### Supplied records

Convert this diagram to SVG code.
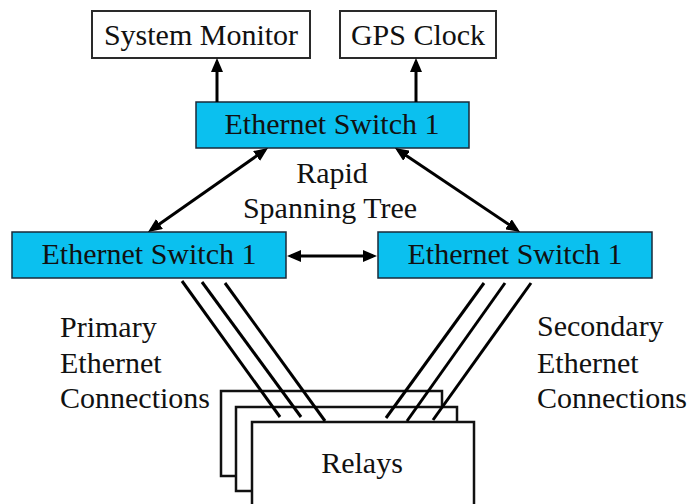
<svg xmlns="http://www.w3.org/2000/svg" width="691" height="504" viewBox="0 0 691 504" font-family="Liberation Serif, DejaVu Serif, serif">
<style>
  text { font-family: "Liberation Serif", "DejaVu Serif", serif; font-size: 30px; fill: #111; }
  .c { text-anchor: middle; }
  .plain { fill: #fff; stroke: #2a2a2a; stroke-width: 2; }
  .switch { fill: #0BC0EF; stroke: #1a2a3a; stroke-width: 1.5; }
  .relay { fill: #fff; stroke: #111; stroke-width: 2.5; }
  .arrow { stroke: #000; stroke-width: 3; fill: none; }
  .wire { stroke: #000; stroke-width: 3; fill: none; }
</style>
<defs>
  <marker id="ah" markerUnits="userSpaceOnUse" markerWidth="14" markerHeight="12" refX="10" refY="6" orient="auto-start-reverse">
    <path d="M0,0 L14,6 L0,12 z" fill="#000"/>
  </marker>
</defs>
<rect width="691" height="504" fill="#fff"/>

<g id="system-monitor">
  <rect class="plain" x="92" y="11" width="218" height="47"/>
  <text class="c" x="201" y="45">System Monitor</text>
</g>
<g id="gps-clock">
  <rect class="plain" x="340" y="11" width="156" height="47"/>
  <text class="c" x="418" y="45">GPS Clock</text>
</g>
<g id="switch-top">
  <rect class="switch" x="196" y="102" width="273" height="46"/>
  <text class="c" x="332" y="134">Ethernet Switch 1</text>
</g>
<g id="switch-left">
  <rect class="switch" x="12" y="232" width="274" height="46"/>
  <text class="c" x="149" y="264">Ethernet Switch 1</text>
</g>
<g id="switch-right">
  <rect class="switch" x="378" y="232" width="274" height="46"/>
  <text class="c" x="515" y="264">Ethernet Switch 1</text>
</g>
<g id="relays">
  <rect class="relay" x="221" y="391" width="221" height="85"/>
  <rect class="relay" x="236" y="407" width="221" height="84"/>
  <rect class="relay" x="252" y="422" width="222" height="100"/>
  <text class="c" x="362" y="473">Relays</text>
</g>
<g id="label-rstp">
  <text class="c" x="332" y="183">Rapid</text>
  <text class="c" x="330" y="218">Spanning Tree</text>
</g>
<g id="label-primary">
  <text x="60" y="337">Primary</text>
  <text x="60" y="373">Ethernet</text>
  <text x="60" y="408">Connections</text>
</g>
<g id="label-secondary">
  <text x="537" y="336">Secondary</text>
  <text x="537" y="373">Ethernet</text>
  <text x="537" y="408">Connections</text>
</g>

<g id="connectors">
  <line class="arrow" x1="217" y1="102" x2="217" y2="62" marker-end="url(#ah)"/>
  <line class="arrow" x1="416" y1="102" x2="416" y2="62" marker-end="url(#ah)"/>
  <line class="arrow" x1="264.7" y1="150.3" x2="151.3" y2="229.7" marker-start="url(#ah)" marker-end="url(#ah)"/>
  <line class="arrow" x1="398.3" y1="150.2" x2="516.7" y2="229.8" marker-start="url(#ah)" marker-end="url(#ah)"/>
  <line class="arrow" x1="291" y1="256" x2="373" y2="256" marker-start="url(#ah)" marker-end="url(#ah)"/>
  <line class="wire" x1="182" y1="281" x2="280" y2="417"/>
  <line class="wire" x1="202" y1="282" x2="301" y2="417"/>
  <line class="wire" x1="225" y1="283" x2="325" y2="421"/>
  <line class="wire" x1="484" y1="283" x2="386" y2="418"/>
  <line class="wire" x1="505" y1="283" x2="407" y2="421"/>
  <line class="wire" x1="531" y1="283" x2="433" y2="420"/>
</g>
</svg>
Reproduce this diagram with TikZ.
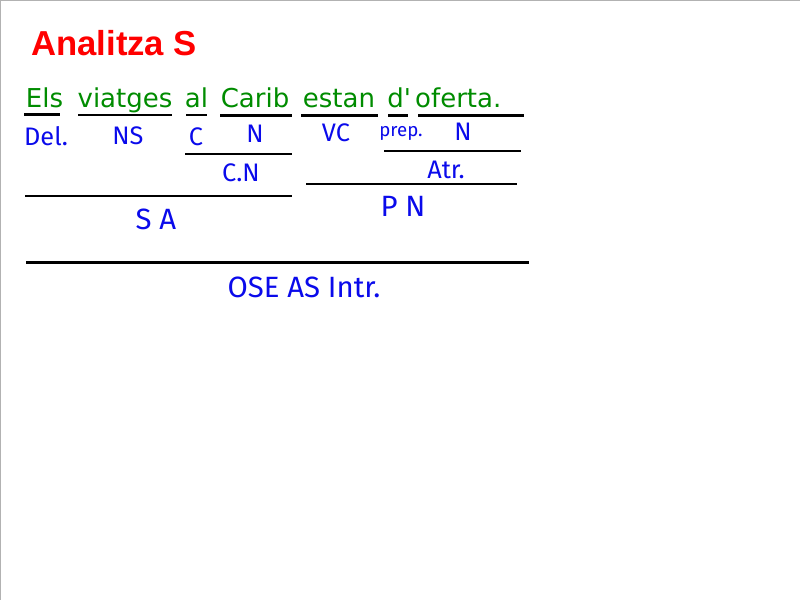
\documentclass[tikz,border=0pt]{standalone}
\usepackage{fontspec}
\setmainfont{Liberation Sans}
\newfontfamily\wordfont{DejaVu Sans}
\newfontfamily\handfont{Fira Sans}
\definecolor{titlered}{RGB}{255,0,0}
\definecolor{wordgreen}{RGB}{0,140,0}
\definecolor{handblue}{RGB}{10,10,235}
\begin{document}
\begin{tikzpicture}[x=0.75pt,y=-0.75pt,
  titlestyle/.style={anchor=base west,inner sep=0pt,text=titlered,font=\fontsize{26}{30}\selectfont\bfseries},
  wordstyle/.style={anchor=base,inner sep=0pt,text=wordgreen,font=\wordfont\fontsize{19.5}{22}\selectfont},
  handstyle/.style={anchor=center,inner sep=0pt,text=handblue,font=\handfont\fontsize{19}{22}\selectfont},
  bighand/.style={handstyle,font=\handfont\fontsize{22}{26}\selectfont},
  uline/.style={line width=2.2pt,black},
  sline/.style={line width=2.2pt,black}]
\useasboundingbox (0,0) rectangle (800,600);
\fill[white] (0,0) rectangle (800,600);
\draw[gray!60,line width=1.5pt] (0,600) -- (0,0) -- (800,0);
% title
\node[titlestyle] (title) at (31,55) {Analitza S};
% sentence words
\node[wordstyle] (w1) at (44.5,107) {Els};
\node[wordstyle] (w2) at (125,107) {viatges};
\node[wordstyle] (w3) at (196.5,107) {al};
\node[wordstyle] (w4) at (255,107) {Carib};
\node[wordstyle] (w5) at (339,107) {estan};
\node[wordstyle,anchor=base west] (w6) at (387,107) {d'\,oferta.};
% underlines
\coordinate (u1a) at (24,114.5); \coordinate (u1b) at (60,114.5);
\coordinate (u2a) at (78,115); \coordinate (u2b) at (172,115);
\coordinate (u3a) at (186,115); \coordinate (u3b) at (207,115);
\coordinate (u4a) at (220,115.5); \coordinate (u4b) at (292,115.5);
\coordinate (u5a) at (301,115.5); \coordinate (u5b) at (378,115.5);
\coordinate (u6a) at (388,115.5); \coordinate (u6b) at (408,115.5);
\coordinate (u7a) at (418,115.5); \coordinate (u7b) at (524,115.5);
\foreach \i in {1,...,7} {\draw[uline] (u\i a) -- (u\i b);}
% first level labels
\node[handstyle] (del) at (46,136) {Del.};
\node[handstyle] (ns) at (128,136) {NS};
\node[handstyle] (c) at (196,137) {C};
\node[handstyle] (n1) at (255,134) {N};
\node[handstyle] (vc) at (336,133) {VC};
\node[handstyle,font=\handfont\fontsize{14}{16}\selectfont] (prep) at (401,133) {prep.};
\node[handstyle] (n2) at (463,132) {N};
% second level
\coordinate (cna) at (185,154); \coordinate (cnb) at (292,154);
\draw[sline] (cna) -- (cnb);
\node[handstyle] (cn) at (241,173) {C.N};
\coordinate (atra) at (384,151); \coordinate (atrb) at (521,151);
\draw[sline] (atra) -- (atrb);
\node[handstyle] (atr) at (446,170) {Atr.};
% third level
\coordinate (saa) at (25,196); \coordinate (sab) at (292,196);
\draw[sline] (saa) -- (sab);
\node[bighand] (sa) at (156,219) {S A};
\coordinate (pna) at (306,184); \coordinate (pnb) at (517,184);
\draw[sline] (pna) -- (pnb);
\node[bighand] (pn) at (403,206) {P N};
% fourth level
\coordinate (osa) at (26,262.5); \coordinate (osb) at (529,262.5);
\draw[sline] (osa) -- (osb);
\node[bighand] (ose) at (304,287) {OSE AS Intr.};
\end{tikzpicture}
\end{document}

######

Goal of the exercise —
Among the entries above, how many lines hold the string "this"? Respond with nothing but the number.

Exercise answer —
2